Saturday was a nice productive day, with exactly the right amount of non-lazy leisure time mixed in. Toby cooked while I cleaned up a lot, then we did some chores together, and it was just a really good day. I don't often have whole weekend days with him, because he usually spends some portion of the weekend with his other partner. People ask me all the time how I can handle this, how I don't get jealous, etc. Here's the thing -- I don't mind that he's not here all the time, because I like my alone time. I like spreading out in the bed. I like not feeling like I should be "on" for the person I'm with. So I don't mind that. Emotionally, he and I are on the same wavelength about monogamy. It's just not how we're wired. I can love someone else without that diminishing how I feel about him, so I know and understand that his other partners don't detract from our relationship. And I know that if I need him, he'll be here. I also trust his other girlfriend to understand that. She and I have only hung out a few times, but we like each other just fine. We just don't have a lot of social crossover. But we work together really well -- she's always been flexible about schedule things, and I believe I always have been, too.

Right now I'm not dating anyone else, and not really looking to, but that doesn't mean I crave monogamy. I get crushy pretty often, and I like that there's room for that to happen for me without it having to be a big paradigm change for everyone. If I date someone else, I'll fit them into the time when Toby is with C. But for now, I like being with Toby whenever I can be, and I like my alone time when his schedule creates it for me. I do miss Toby when he's not around, but not in an I-need-him-here kind of way. More in an I-hope-I-remember-to-tell-him-about-XYZ-things-when-I-see-him-next way.

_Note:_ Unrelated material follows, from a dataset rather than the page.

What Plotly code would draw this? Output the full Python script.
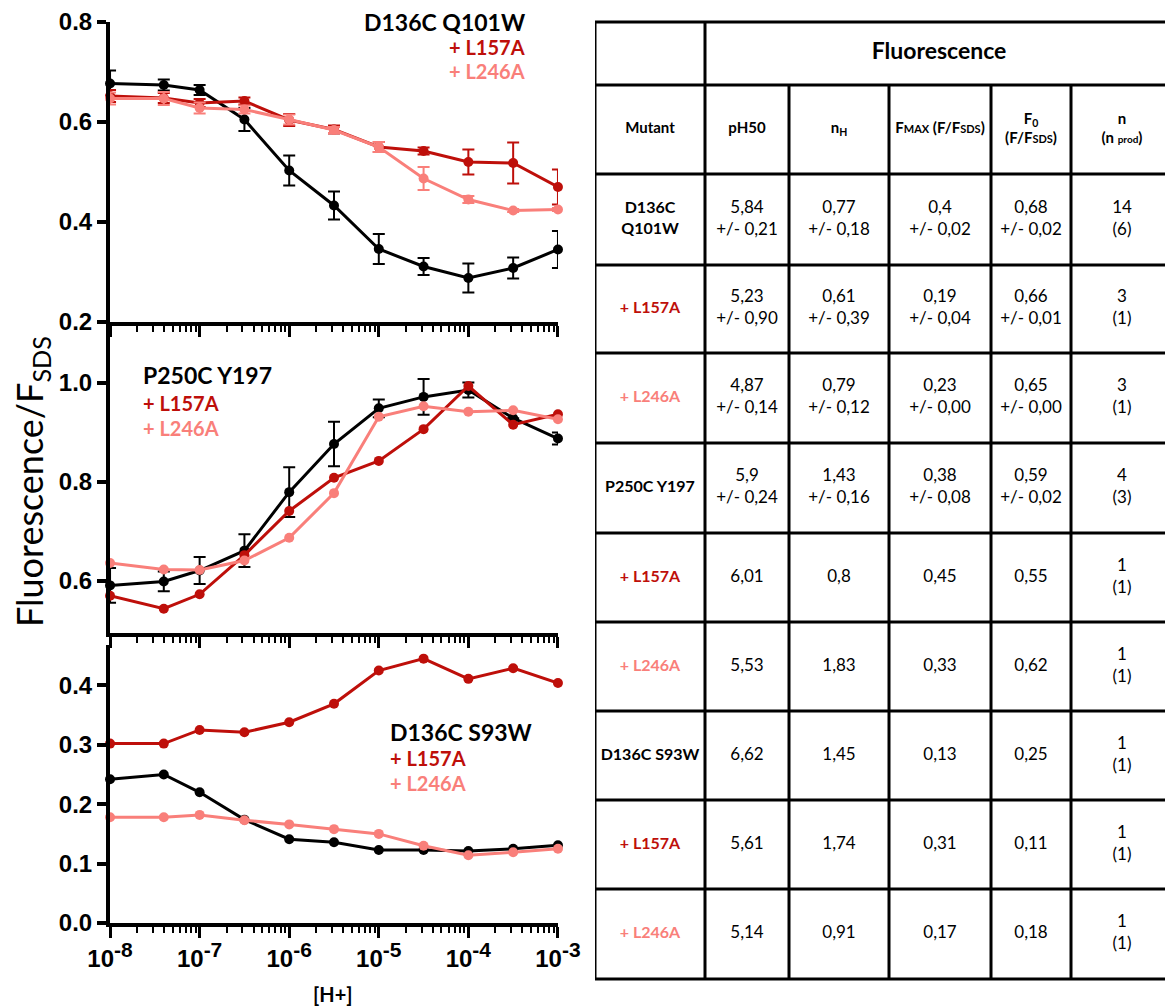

Anyway the whole point of that was to say that having an entire day with Toby meant we could get a lot of things done -- including a nap! -- and I feel good about all we managed. Today was a lot lazier, but I did make some progress in my crafts anyway. And I went to the gym for an hour and a half. So not entirely lazy. Just net negative on housework. Tomorrow (er, later today), my friend Keith is coming over to help me fix a problem with my sliding glass door. He's a very accomplished contractor and I'd feel bad about asking him for favors like this except that he repeatedly assures me that it gives him joy and a sense of purpose to do such things for his friends, so! He'll be coming over sometime to lube my back door so it'll hopefully open easier. His words. Maybe that's why he wants to do favors for me....

Anyway, tomorrow, today, whatever, should be a productive day. That's the goal, anyway!